Challenge:
Repeat exactly the lines running from the first line of the data to the line containing "import matplotlib.pyplot as plt", both ends included, and nothing else; drop the pictures.

[BEGIN]

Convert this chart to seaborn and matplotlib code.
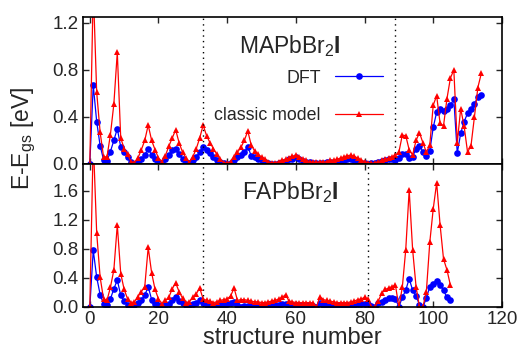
"""
Energy above ground state for MAPbBr2I and FAPbBr2I: DFT vs classic model.
"""

import numpy as np
import seaborn as sns
import matplotlib.pyplot as plt

# Data (E - E_gs in eV, one value per structure)
DFT_MA = [
    0.0, 0.67, 0.36, 0.155, 0.035, 0.025, 0.105, 0.20, 0.30, 0.145,
    0.10, 0.06, 0.02, 0.0, 0.02, 0.04, 0.075, 0.13, 0.075, 0.04,
    0.02, 0.01, 0.04, 0.075, 0.115, 0.13, 0.08, 0.04, 0.02, 0.005,
    0.035, 0.06, 0.10, 0.145, 0.115, 0.09, 0.06, 0.035, 0.02, 0.005,
    0.0, 0.01, 0.035, 0.055, 0.075, 0.10, 0.145, 0.07, 0.055, 0.04,
    0.03, 0.02, 0.005, 0.0, 0.0, 0.005, 0.02, 0.025, 0.04, 0.045,
    0.06, 0.04, 0.025, 0.02, 0.015, 0.01, 0.01, 0.005, 0.01, 0.015,
    0.015, 0.012, 0.015, 0.025, 0.035, 0.04, 0.045, 0.035, 0.02, 0.01,
    0.005, 0.0, 0.005, 0.01, 0.02, 0.025, 0.035, 0.045, 0.04, 0.035,
    0.05, 0.085, 0.085, 0.05, 0.06, 0.13, 0.155, 0.105, 0.07, 0.11,
    0.31, 0.44, 0.47, 0.45, 0.47, 0.50, 0.55, 0.093, 0.26, 0.36,
    0.43, 0.47, 0.51, 0.57, 0.59,
]
MODEL_MA = [
    0.0, 1.5, 0.61, 0.27, 0.06, 0.06, 0.25, 0.51, 0.95, 0.22,
    0.13, 0.08, 0.02, 0.01, 0.05, 0.12, 0.20, 0.33, 0.20, 0.12,
    0.05, 0.02, 0.07, 0.15, 0.22, 0.29, 0.18, 0.10, 0.05, 0.01,
    0.06, 0.13, 0.22, 0.33, 0.24, 0.18, 0.13, 0.08, 0.04, 0.01,
    0.005, 0.02, 0.06, 0.10, 0.14, 0.20, 0.28, 0.16, 0.11, 0.08,
    0.06, 0.04, 0.02, 0.01, 0.01, 0.02, 0.03, 0.04, 0.05, 0.065,
    0.075, 0.06, 0.045, 0.03, 0.02, 0.015, 0.012, 0.02, 0.015, 0.02,
    0.03, 0.035, 0.04, 0.05, 0.06, 0.07, 0.075, 0.065, 0.05, 0.035,
    0.02, 0.01, 0.005, 0.01, 0.02, 0.03, 0.04, 0.05, 0.06, 0.075,
    0.10, 0.245, 0.24, 0.12, 0.075, 0.20, 0.265, 0.18, 0.10, 0.16,
    0.50, 0.58, 0.345, 0.325, 0.555, 0.73, 0.80, 0.18, 0.47, 0.32,
    0.10, 0.155, 0.40, 0.65, 0.77,
]
DFT_FA = [
    0.0, 0.78, 0.41, 0.17, 0.04, 0.03, 0.11, 0.25, 0.37, 0.16,
    0.08, 0.02, 0.01, 0.02, 0.05, 0.10, 0.16, 0.28, 0.10, 0.04,
    0.02, 0.0, 0.02, 0.04, 0.10, 0.135, 0.08, 0.05, 0.02, 0.02,
    0.04, 0.06, 0.09, 0.05, 0.03, 0.02, 0.015, 0.02, 0.025, 0.03,
    0.04, 0.05, 0.07, 0.02, 0.0, 0.01, 0.01, 0.01, 0.01, 0.01,
    0.015, 0.015, 0.02, 0.02, 0.025, 0.03, 0.035, 0.045, 0.02, 0.02,
    0.02, 0.02, 0.02, 0.02, 0.02, 0.015, 0.0, 0.05, 0.03, 0.025,
    0.02, 0.02, 0.02, 0.02, 0.02, 0.02, 0.025, 0.03, 0.035, 0.04,
    0.045, 0.04, 0.014, 0.0, 0.05, 0.07, 0.10, 0.12, 0.12, 0.11,
    0.0, 0.13, 0.23, 0.39, 0.23, 0.15, 0.03, 0.0, 0.12, 0.28,
    0.32, 0.36, 0.30, 0.23, 0.13, 0.10,
]
MODEL_FA = [
    0.0, 2.3, 1.02, 0.41, 0.11, 0.09, 0.27, 0.51, 1.13, 0.46,
    0.24, 0.11, 0.06, 0.07, 0.14, 0.21, 0.28, 0.82, 0.47, 0.24,
    0.11, 0.04, 0.09, 0.13, 0.25, 0.33, 0.21, 0.12, 0.06, 0.07,
    0.13, 0.18, 0.26, 0.11, 0.09, 0.08, 0.06, 0.07, 0.09, 0.10,
    0.11, 0.15, 0.26, 0.09, 0.10, 0.10, 0.09, 0.08, 0.07, 0.07,
    0.06, 0.06, 0.07, 0.08, 0.09, 0.11, 0.13, 0.17, 0.08, 0.07,
    0.06, 0.06, 0.06, 0.06, 0.06, 0.05, 0.0, 0.14, 0.10, 0.09,
    0.08, 0.07, 0.06, 0.06, 0.06, 0.06, 0.07, 0.08, 0.10, 0.11,
    0.13, 0.11, 0.0, 0.0, 0.08, 0.19, 0.24, 0.26, 0.28, 0.30,
    0.0, 0.27, 0.79, 1.61, 0.79, 0.28, 0.0, 0.0, 0.21, 0.89,
    1.35, 1.71, 1.13, 0.66, 0.51, 0.30,
]

MA_LINES = [33, 89]
FA_LINES = [33, 81]
MA_YTICKS = [0.0, 0.4, 0.8, 1.2]
FA_YTICKS = [0.0, 0.4, 0.8, 1.2, 1.6]
XTICKS = [0, 20, 40, 60, 80, 100, 120]


def plot_panel(ax, dft, model, ymax, yticks, name, vlines, legend=False):
    """Draw one compound panel."""
    sns.lineplot(
        x=np.arange(len(dft)), y=dft, ax=ax, color="#0000ff",
        marker="o", markersize=4.8, markeredgewidth=0, linewidth=0.9,
        label="DFT",
    )
    sns.lineplot(
        x=np.arange(len(model)), y=model, ax=ax, color="#ff0000",
        marker="^", markersize=4.0, markeredgewidth=0, linewidth=0.9,
        label="classic model",
    )
    for xv in vlines:
        ax.axvline(xv, color="black", linewidth=1.0, linestyle=(0, (1, 3)))

    ax.set_xlim(-2, 120)
    ax.set_ylim(0, ymax)
    ax.set_xticks(XTICKS)
    ax.set_yticks(yticks)
    ax.set_yticklabels([f"{v:.1f}" for v in yticks])
    ax.tick_params(direction="in", top=True, right=True, length=4.5,
                   width=1.0, labelsize=13.5, pad=3)
    for sp in ax.spines.values():
        sp.set_linewidth(1.2)
        sp.set_color("black")
    ax.set_xlabel("")
    ax.set_ylabel("")
    ax.text(0.494, 0.80, name, transform=ax.transAxes, ha="center",
            va="center", fontsize=16.5)

    if legend:
        ax.legend(
            loc="center right", bbox_to_anchor=(0.716, 0.456),
            markerfirst=False, frameon=False, fontsize=12.8,
            handlelength=2.7, labelspacing=1.15, borderpad=0,
            borderaxespad=0, handletextpad=0.8,
        )
    else:
        ax.get_legend().remove()


def main():
    sns.set_style("ticks")
    plt.rcParams["font.family"] = ["Liberation Sans", "DejaVu Sans"]
    plt.rcParams["mathtext.fontset"] = "custom"
    plt.rcParams["mathtext.rm"] = "Liberation Sans"
    plt.rcParams["mathtext.it"] = "Liberation Sans"
    plt.rcParams["mathtext.bf"] = "Liberation Sans:bold"

    fig = plt.figure(figsize=(5.25, 3.54), dpi=100)
    left, width = 0.158, 0.798
    ax_top = fig.add_axes([left, 0.537, width, 0.415])
    ax_bot = fig.add_axes([left, 0.133, width, 0.404])

    plot_panel(ax_top, DFT_MA, MODEL_MA, 1.25, MA_YTICKS,
               "MAPbBr$_2$$\\mathbf{I}$", MA_LINES, legend=True)
    plot_panel(ax_bot, DFT_FA, MODEL_FA, 1.97, FA_YTICKS,
               "FAPbBr$_2$$\\mathbf{I}$", FA_LINES)

    ax_top.set_xticklabels([])
    ax_bot.set_xlabel("structure number", fontsize=17, labelpad=-1)
    fig.text(0.045, 0.61, "E-E$_{\\rm gs}$ [eV]", rotation=90,
             ha="center", va="center", fontsize=16.5)

    fig.savefig("out.png", dpi=100)
    plt.close(fig)


if __name__ == "__main__":
    main()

[END]

Task response:
Convert this chart to seaborn and matplotlib code.
"""
Energy above ground state for MAPbBr2I and FAPbBr2I: DFT vs classic model.
"""

import numpy as np
import seaborn as sns
import matplotlib.pyplot as plt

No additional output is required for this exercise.